[Start of Recorded information]

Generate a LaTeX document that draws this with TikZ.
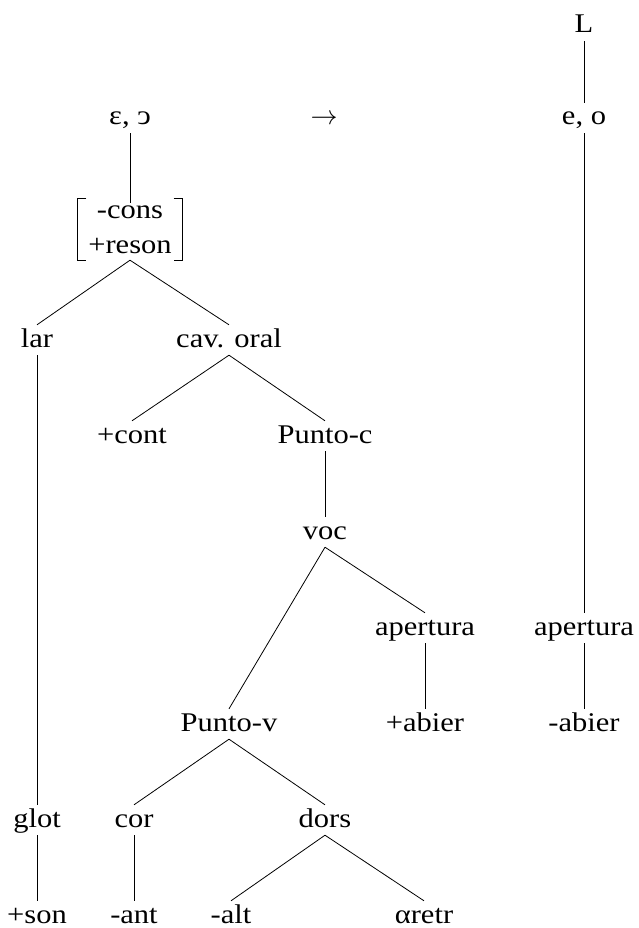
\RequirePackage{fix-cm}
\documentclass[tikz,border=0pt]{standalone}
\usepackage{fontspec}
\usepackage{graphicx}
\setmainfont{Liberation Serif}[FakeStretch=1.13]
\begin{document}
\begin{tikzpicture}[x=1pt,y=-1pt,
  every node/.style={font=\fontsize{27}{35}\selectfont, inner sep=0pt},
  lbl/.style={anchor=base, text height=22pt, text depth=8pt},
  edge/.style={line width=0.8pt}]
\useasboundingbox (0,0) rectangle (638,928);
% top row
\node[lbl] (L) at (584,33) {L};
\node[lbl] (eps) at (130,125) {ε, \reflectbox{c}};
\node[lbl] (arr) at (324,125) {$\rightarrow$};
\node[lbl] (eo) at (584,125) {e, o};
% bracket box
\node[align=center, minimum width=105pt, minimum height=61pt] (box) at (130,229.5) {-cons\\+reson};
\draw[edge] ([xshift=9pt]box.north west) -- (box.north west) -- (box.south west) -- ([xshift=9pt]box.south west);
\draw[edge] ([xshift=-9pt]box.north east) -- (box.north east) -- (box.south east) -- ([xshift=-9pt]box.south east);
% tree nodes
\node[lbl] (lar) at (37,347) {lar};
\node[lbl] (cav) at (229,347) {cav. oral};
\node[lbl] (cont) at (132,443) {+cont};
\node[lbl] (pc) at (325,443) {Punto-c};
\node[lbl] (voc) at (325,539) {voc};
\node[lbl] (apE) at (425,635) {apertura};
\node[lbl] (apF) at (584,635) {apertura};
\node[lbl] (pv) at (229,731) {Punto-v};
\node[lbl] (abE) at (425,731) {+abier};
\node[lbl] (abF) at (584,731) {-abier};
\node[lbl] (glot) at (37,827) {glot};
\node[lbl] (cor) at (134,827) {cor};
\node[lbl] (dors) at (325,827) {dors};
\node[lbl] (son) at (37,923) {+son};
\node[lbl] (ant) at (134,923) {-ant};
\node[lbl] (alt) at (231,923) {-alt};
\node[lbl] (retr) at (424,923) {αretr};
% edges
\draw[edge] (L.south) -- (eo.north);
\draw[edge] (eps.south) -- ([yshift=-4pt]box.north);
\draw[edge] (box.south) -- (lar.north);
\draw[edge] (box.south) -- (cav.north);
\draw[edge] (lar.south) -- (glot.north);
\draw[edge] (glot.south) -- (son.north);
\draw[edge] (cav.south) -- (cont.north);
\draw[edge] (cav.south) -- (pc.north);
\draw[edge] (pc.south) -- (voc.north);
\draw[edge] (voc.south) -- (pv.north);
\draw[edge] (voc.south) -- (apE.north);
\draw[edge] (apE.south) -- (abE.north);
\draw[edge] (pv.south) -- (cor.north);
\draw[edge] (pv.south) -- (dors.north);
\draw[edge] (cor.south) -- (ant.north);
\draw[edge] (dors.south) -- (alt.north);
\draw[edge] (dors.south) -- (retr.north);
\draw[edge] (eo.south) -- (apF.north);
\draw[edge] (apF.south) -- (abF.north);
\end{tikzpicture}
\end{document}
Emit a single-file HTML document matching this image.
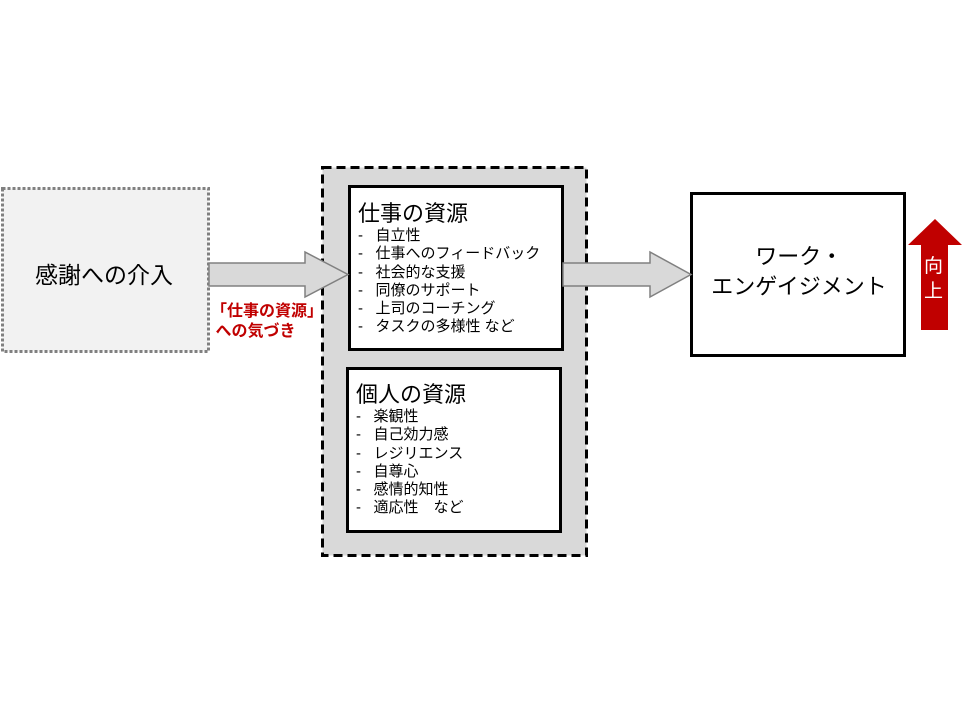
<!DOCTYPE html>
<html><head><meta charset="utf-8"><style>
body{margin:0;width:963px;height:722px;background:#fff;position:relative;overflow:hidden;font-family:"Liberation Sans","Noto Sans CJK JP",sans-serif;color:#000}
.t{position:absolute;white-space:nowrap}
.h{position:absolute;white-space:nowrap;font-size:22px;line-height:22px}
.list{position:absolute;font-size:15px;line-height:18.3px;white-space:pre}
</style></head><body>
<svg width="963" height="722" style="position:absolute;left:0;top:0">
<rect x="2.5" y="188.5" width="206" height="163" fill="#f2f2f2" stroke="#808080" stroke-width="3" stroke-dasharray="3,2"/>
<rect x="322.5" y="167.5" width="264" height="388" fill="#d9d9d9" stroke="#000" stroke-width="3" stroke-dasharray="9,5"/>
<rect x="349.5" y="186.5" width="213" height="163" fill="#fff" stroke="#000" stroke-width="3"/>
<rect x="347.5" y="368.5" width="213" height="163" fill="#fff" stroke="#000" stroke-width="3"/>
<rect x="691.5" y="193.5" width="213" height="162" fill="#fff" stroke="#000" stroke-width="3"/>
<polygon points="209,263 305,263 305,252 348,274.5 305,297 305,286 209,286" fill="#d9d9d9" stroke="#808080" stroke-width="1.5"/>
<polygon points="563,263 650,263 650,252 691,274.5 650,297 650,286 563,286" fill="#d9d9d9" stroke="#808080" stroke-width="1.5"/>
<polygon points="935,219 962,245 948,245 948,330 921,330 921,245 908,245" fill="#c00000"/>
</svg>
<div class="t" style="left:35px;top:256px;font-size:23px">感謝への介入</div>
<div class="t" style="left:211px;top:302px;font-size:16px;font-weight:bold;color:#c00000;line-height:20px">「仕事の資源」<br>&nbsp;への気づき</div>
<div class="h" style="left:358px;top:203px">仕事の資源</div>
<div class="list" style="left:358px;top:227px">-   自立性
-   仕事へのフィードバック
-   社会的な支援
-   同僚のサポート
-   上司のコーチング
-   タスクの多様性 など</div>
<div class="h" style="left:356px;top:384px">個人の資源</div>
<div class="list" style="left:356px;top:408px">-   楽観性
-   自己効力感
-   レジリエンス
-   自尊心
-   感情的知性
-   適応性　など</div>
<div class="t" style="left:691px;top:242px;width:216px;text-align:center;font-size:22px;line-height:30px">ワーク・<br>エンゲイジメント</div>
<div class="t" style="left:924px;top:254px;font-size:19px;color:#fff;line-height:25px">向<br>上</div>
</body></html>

[End of Recorded information]

**What the task requires:** Quote each line of the listing exactly, but leave the pictures out.

**In response:**
Generate a LaTeX document that draws this with TikZ.
\RequirePackage{fix-cm}
\documentclass[tikz,border=0pt]{standalone}
\usepackage{fontspec}
\usepackage{graphicx}
\setmainfont{Liberation Serif}[FakeStretch=1.13]
\begin{document}
\begin{tikzpicture}[x=1pt,y=-1pt,
  every node/.style={font=\fontsize{27}{35}\selectfont, inner sep=0pt},
  lbl/.style={anchor=base, text height=22pt, text depth=8pt},
  edge/.style={line width=0.8pt}]
\useasboundingbox (0,0) rectangle (638,928);
% top row
\node[lbl] (L) at (584,33) {L};
\node[lbl] (eps) at (130,125) {ε, \reflectbox{c}};
\node[lbl] (arr) at (324,125) {$\rightarrow$};
\node[lbl] (eo) at (584,125) {e, o};
% bracket box
\node[align=center, minimum width=105pt, minimum height=61pt] (box) at (130,229.5) {-cons\\+reson};
\draw[edge] ([xshift=9pt]box.north west) -- (box.north west) -- (box.south west) -- ([xshift=9pt]box.south west);
\draw[edge] ([xshift=-9pt]box.north east) -- (box.north east) -- (box.south east) -- ([xshift=-9pt]box.south east);
% tree nodes
\node[lbl] (lar) at (37,347) {lar};
\node[lbl] (cav) at (229,347) {cav. oral};
\node[lbl] (cont) at (132,443) {+cont};
\node[lbl] (pc) at (325,443) {Punto-c};
\node[lbl] (voc) at (325,539) {voc};
\node[lbl] (apE) at (425,635) {apertura};
\node[lbl] (apF) at (584,635) {apertura};
\node[lbl] (pv) at (229,731) {Punto-v};
\node[lbl] (abE) at (425,731) {+abier};
\node[lbl] (abF) at (584,731) {-abier};
\node[lbl] (glot) at (37,827) {glot};
\node[lbl] (cor) at (134,827) {cor};
\node[lbl] (dors) at (325,827) {dors};
\node[lbl] (son) at (37,923) {+son};
\node[lbl] (ant) at (134,923) {-ant};
\node[lbl] (alt) at (231,923) {-alt};
\node[lbl] (retr) at (424,923) {αretr};
% edges
\draw[edge] (L.south) -- (eo.north);
\draw[edge] (eps.south) -- ([yshift=-4pt]box.north);
\draw[edge] (box.south) -- (lar.north);
\draw[edge] (box.south) -- (cav.north);
\draw[edge] (lar.south) -- (glot.north);
\draw[edge] (glot.south) -- (son.north);
\draw[edge] (cav.south) -- (cont.north);
\draw[edge] (cav.south) -- (pc.north);
\draw[edge] (pc.south) -- (voc.north);
\draw[edge] (voc.south) -- (pv.north);
\draw[edge] (voc.south) -- (apE.north);
\draw[edge] (apE.south) -- (abE.north);
\draw[edge] (pv.south) -- (cor.north);
\draw[edge] (pv.south) -- (dors.north);
\draw[edge] (cor.south) -- (ant.north);
\draw[edge] (dors.south) -- (alt.north);
\draw[edge] (dors.south) -- (retr.north);
\draw[edge] (eo.south) -- (apF.north);
\draw[edge] (apF.south) -- (abF.north);
\end{tikzpicture}
\end{document}
Emit a single-file HTML document matching this image.
<!DOCTYPE html>
<html><head><meta charset="utf-8"><style>
body{margin:0;width:963px;height:722px;background:#fff;position:relative;overflow:hidden;font-family:"Liberation Sans","Noto Sans CJK JP",sans-serif;color:#000}
.t{position:absolute;white-space:nowrap}
.h{position:absolute;white-space:nowrap;font-size:22px;line-height:22px}
.list{position:absolute;font-size:15px;line-height:18.3px;white-space:pre}
</style></head><body>
<svg width="963" height="722" style="position:absolute;left:0;top:0">
<rect x="2.5" y="188.5" width="206" height="163" fill="#f2f2f2" stroke="#808080" stroke-width="3" stroke-dasharray="3,2"/>
<rect x="322.5" y="167.5" width="264" height="388" fill="#d9d9d9" stroke="#000" stroke-width="3" stroke-dasharray="9,5"/>
<rect x="349.5" y="186.5" width="213" height="163" fill="#fff" stroke="#000" stroke-width="3"/>
<rect x="347.5" y="368.5" width="213" height="163" fill="#fff" stroke="#000" stroke-width="3"/>
<rect x="691.5" y="193.5" width="213" height="162" fill="#fff" stroke="#000" stroke-width="3"/>
<polygon points="209,263 305,263 305,252 348,274.5 305,297 305,286 209,286" fill="#d9d9d9" stroke="#808080" stroke-width="1.5"/>
<polygon points="563,263 650,263 650,252 691,274.5 650,297 650,286 563,286" fill="#d9d9d9" stroke="#808080" stroke-width="1.5"/>
<polygon points="935,219 962,245 948,245 948,330 921,330 921,245 908,245" fill="#c00000"/>
</svg>
<div class="t" style="left:35px;top:256px;font-size:23px">感謝への介入</div>
<div class="t" style="left:211px;top:302px;font-size:16px;font-weight:bold;color:#c00000;line-height:20px">「仕事の資源」<br>&nbsp;への気づき</div>
<div class="h" style="left:358px;top:203px">仕事の資源</div>
<div class="list" style="left:358px;top:227px">-   自立性
-   仕事へのフィードバック
-   社会的な支援
-   同僚のサポート
-   上司のコーチング
-   タスクの多様性 など</div>
<div class="h" style="left:356px;top:384px">個人の資源</div>
<div class="list" style="left:356px;top:408px">-   楽観性
-   自己効力感
-   レジリエンス
-   自尊心
-   感情的知性
-   適応性　など</div>
<div class="t" style="left:691px;top:242px;width:216px;text-align:center;font-size:22px;line-height:30px">ワーク・<br>エンゲイジメント</div>
<div class="t" style="left:924px;top:254px;font-size:19px;color:#fff;line-height:25px">向<br>上</div>
</body></html>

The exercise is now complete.